• SHANGHAI BOLÉRO

Un Boléro savoureux servi en trois temps

Type de presse: 
Internationale
Date de publication: 
22/10/2015
Création concernée par cet élément de presse: 

L’alliance nord-sud entre la WA Academy of Performing Arts et le Fremantle Arts Centre prend une nouvelle dimension avec Shanhai Boléro, un travail chorégraphique liant est et ouest par le chorégraphe invité Français Didier Théron.
Au préalable, toutefois, le directeur artistique de LINK Michael Whaites, nous sert en contraste 59 009 Tonight, un hors d’oeuvre léger qui allie le chant délicat de Michael Buble et quelques mouvements excentriques old school.
Les danseurs de la Compagnie de danse de la WAAPA, LINK, vêtus avec éclat et tout sourire, forment un tableau saisissant face à un mur végétal illuminé de couleurs vives.
Qu’y a-t-il dans le Boléro de Ravel pour rendre ce travail aux accents espagnols d’un compositeur Français aussi populaire en ce moment à Perth ? Puisqu’il n’y a pas d’anniversaire en particulier, c’est sans doute une coïncidence qui fait que le Boléro est mis à l’honneur dans le travail de Théron, ainsi qu’à l’occasion du Carnaval de Raewyn Hill pour l’ouverture de saison de la compagnie de danse contemporaine Co3, et d’un concert du WA Symphony Orchestra le mois prochain.
Le travail de Théron tient son nom de la ville où s’est tenue sa première mondiale, dans le Pavillon France de la Shanghai World Expo en 2010.
Les rythmes de Ravel sont si insistants et hypnotiques que Théron a fait dansé les huit danseurs de LINK, accompagnés de cinq invités dont Claudia Alessi, Laura Boynes et Sue Peacock, non pas une, mais trois fois.
A chaque itération du triptyque, la chorégraphie varie, de même que le nombre des danseurs vêtus de noir, illustrant ainsi l’approche récurrente de Théron qui consiste à travailler encore et encore une même idée avec à chaque fois de subtils variations.
Dans la première partie, dix femmes en shorts, hauts et talons aiguilles noirs, marchent et se déplacent, provocantes, comme des modèles sur un podium. A la file, elles dessinent au sol des motifs de grille et regardent le monde avec des yeux vieillissants, comme si elle sortait tout droit d’un clip de Robert Palmer dans les années 1980.

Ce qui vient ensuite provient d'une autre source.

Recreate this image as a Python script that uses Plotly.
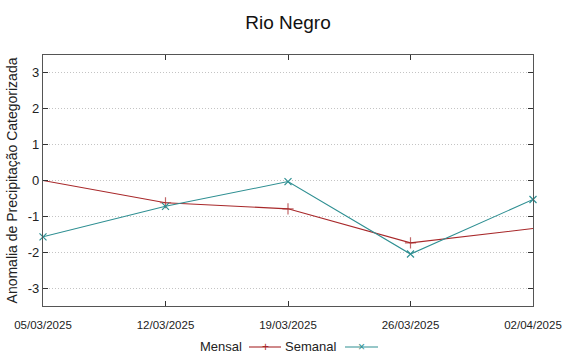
import plotly.graph_objects as go

dates = ["2025-03-05", "2025-03-12", "2025-03-19", "2025-03-26", "2025-04-02"]
mensal = [0.0, -0.62, -0.79, -1.74, -1.34]
semanal = [-1.57, -0.72, -0.03, -2.05, -0.53]
x_ticklabels = ["05/03/2025", "12/03/2025", "19/03/2025", "26/03/2025", "02/04/2025"]
y_tickvals = [-3, -2, -1, 0, 1, 2, 3]
y_ticktext = ["-3", "-2", "-1", "0", "1", "2", "3"]

RED = "#a8282a"
TEAL = "#2e8f92"
FONT = "Liberation Sans, Arial, sans-serif"

W, H = 567, 354
L, R, T, B = 43, 34, 55, 48
pw, ph = W - L - R, H - T - B
def px(x):
    return (x - L) / pw
def py(y):
    return (H - B - y) / ph

LEG_Y = 346

fig = go.Figure()
fig.add_trace(go.Scatter(
    x=dates, y=mensal, mode="lines+markers", name="Mensal",
    line=dict(color=RED, width=1.1),
    marker=dict(symbol="cross-thin", size=[0, 8, 8, 8, 0],
                line=dict(color=RED, width=1.2), color=RED),
    showlegend=False, cliponaxis=True, hoverinfo="skip"))
fig.add_trace(go.Scatter(
    x=dates, y=semanal, mode="lines+markers", name="Semanal",
    line=dict(color=TEAL, width=1.1),
    marker=dict(symbol="x-thin", size=7, line=dict(color=TEAL, width=1.2), color=TEAL),
    showlegend=False, cliponaxis=False, hoverinfo="skip"))

annotations = []
annotations.append(dict(x=px(244), y=py(LEG_Y), xref="paper", yref="paper", text="Mensal",
                        showarrow=False, xanchor="right", yanchor="middle",
                        font=dict(family=FONT, size=13, color="#222")))
annotations.append(dict(x=px(338), y=py(LEG_Y), xref="paper", yref="paper", text="Semanal",
                        showarrow=False, xanchor="right", yanchor="middle",
                        font=dict(family=FONT, size=13, color="#222")))
annotations.append(dict(x=px(265), y=py(LEG_Y + 1), xref="paper", yref="paper", text="+",
                        showarrow=False, xanchor="center", yanchor="middle",
                        font=dict(family=FONT, size=12, color=RED)))
annotations.append(dict(x=px(361), y=py(LEG_Y + 1), xref="paper", yref="paper", text="×",
                        showarrow=False, xanchor="center", yanchor="middle",
                        font=dict(family=FONT, size=12, color=TEAL)))

shapes = []
for (x0, x1, c) in [(249, 281, RED), (345, 378, TEAL)]:
    shapes.append(dict(type="line", xref="paper", yref="paper",
                       x0=px(x0), x1=px(x1), y0=py(LEG_Y + 1), y1=py(LEG_Y + 1),
                       line=dict(color=c, width=1.1)))

fig.update_layout(
    width=W, height=H,
    margin=dict(l=L, r=R, t=T, b=B, autoexpand=False),
    paper_bgcolor="white", plot_bgcolor="white",
    shapes=shapes, annotations=annotations,
    title=dict(text="Rio Negro", x=0.5, xref="paper", y=1 - 22 / H, yref="container",
               yanchor="middle",
               font=dict(family=FONT, size=19, color="#111")),
    font=dict(family=FONT, color="#222"),
    xaxis=dict(type="date", range=[dates[0], dates[-1]],
               tickvals=dates, ticktext=x_ticklabels, automargin=False,
               ticks="inside", ticklen=5, tickcolor="#333", mirror="ticks",
               showline=True, linecolor="#555", linewidth=1.2,
               showgrid=False, zeroline=False, ticklabelstandoff=8,
               tickfont=dict(family=FONT, size=11.5, color="#222")),
    yaxis=dict(range=[-3.5, 3.5], tickvals=y_tickvals, ticktext=y_ticktext,
               automargin=False,
               ticks="inside", ticklen=5, tickcolor="#333", mirror="ticks",
               showline=True, linecolor="#555", linewidth=1.2,
               showgrid=True, gridcolor="#c4c4c4", griddash="1px,2px", gridwidth=1,
               zeroline=False,
               tickfont=dict(family=FONT, size=13, color="#222"),
               title=dict(text="Anomalia de Precipitação Categorizada", standoff=6,
                          font=dict(family=FONT, size=14, color="#222"))),
)

fig.write_html("out.html", config={"displayModeBar": False, "staticPlot": True},
               post_script="document.body.style.margin='0';document.body.style.overflow='hidden';")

Le jeu sur la sexualité et le rôle des sexes est fort, particulièrement quand elles soulèvent leurs hauts par-dessus leurs têtes, dévoilant des soutiens en gorge noirs et dissimulant leurs visages. Le mouvement répétitif, comme pour une parade, brisé par des duos momentanés, des trios et des étreintes de groupe, crée la tension dramatique et, comme un membre du public l’a remarqué, suggère « l’ambigüité poétique » du travail.

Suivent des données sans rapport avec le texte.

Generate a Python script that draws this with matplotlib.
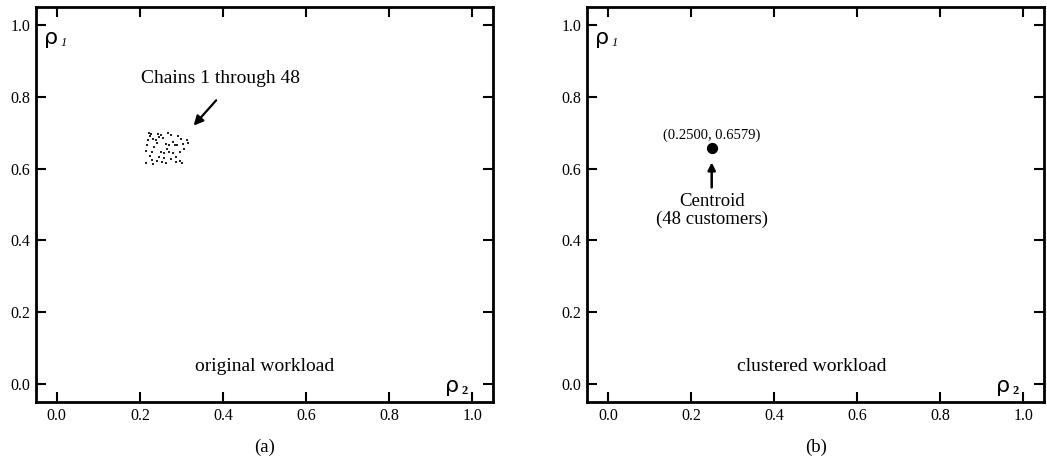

La seconde version est jouée par trois hommes (Dean Lincoln, Alexander Perrozi et Robert Tinning), torses nus et sautillant, se balançant côte à côte comme des boxeurs à l’entraînement, ou bougeant leurs pieds et leurs hanches dans un unisson métronomique. Alors que la partition arrive à son crescendo, l’intensité physique amène également à des gestes proches de la passion religieuse.
Pour la troisième partie, les 13 danseurs entrent en scène, femmes et hommes à moitié nus, prenant des attitudes fixes, comme dans les tableaux héroïques tirés de fresques Grecques ou sur les affiches de propagande communiste.
La lumière portée sur ces formations en mouvement change d’angle régulièrement jusqu’à ce qu’un danseur s’échappe du groupe. Ces compositions donnent également lieu à des mouvements par groupes et par vagues alors que l’entropie prend le pas sur la précision ordonnée de la chorégraphie.
Bien que l’écoute répétée du Boléro puisse être un peu exagérée, il s’agit d’une exploration intrigante des mécaniques et des pulsions liées au désir et au rituel dans laquelle les danseurs sont poussés au bout de leurs limites physiques et techniques. Pour cette première, la plupart d’entre eux ont relevé défis en dépit de quelques pas chancelants à la fin de la représentation.
Pour une sortie en soirée, regarder de la danse sous les étoiles et les platanes au coeur des murs intimes du jardin du Centre fût une expérience délicieuse semblable à un ballet au Quarry More, s’il vous plaît.
Shanghai Bolero, jusqu’à samedi dans le cadre du Fremantle Festival.